Yukarıda kâfirlere elim azabı hazırladığını beyan etmiş, burada ise “azim ücreti yakında vereceğini” vaat etmiştir. Yahudi alimler ile işbirliği yaparak Adil Düzeni üreten topluluğa Allah azim ecri verecektir.
“Adil Düzen” bu dünyada yakında iktidar olacaktır. Kâfirlere ise azim azab hazırlanmıştır. Belki tevbe ederler, belki başka hayır hasenat işlerler, o zaman Allah onları azaba koymayabilir. Onun için orada sadece “hazırladık” diyor. Belki de kullanılmayacaktır.

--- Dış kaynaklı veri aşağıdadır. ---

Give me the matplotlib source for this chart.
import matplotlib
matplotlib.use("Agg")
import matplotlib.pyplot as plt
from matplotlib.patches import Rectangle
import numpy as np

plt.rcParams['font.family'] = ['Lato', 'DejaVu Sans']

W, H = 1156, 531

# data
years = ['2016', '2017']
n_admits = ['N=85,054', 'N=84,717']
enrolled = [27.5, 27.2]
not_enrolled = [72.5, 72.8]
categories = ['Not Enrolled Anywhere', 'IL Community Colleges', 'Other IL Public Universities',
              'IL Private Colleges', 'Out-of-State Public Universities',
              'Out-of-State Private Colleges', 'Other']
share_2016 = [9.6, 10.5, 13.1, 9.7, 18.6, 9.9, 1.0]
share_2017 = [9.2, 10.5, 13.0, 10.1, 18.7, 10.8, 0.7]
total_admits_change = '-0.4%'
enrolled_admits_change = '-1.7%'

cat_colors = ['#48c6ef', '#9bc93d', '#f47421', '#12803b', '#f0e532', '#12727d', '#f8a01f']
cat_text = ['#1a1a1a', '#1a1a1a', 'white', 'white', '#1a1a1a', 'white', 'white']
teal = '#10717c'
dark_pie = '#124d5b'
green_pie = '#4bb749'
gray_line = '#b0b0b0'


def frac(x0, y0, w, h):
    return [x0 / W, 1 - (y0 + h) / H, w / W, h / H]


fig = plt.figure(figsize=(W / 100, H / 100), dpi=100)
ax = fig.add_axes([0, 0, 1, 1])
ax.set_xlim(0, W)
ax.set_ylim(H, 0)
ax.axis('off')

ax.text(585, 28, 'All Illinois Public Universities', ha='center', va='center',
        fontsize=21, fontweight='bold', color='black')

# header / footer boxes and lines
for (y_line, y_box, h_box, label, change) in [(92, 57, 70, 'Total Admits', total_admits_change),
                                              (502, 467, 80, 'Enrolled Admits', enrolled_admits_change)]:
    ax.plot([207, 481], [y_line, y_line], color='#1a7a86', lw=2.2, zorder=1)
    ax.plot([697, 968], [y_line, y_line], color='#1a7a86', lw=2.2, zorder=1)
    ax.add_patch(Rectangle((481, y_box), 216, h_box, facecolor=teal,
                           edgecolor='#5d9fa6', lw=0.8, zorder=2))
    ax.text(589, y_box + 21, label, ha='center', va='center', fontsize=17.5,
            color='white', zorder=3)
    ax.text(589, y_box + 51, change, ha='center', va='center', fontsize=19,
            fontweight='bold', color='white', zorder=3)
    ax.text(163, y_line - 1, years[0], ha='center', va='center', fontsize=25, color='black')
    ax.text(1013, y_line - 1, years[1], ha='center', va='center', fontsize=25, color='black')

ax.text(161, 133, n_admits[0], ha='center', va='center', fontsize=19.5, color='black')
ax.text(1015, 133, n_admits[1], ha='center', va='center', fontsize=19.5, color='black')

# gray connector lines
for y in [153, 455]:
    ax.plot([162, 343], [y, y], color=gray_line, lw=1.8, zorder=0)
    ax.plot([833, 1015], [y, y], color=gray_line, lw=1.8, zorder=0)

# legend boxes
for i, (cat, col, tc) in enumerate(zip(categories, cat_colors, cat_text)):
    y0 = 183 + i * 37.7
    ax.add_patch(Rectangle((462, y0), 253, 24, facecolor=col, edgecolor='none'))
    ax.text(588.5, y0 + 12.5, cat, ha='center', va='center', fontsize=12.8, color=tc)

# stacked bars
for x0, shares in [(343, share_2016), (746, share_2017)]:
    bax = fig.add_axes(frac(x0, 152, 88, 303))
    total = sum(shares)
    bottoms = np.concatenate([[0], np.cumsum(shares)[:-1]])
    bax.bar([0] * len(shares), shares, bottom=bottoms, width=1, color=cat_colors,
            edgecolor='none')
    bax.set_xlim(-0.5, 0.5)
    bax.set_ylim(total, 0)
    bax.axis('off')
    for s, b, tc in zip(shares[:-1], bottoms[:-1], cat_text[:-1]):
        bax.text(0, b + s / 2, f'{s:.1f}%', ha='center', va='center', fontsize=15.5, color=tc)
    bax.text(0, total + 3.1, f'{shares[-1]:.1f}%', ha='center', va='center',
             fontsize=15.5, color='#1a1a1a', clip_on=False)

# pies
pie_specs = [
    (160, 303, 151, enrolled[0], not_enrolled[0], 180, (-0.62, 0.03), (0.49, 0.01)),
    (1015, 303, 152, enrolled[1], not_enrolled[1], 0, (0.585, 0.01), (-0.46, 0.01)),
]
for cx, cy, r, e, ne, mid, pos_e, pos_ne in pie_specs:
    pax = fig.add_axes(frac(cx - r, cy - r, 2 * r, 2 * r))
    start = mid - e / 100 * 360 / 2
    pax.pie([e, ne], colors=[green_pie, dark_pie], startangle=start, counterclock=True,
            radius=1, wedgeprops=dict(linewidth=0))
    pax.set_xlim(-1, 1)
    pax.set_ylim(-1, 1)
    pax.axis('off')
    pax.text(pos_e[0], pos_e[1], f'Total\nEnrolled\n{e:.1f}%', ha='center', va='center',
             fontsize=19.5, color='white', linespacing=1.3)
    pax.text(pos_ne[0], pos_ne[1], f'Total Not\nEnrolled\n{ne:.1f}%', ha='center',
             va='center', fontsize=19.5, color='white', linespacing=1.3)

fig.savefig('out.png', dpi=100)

Burada ise mutlaka “ecri azim” gelecektir, Adil Düzen gelecektir.
Allah’ın mü’minlere bu dünyada verdiği en büyük nimet elbette Adil Düzenin tesis edilmesidir. Çünkü Adil Düzenin nimeti o kadar büyüktür ki, bu büyüklükte başka herhangi bir nimet bu dünyada yoktur. Adil Düzen şerri hayr eyleyen düzendir.
Demek ki bu âyetler Adil Düzen için çalışanlara en büyük müjdeleri vermiş bulunmaktadır. Yahudilere karşı nasıl davranmamız gerektiğini de izah etmektedir.
İsrail oğullarını ikiye ayıracağız; Yahudiler ve kâfirler. Kâfirlerden uzak duracağız.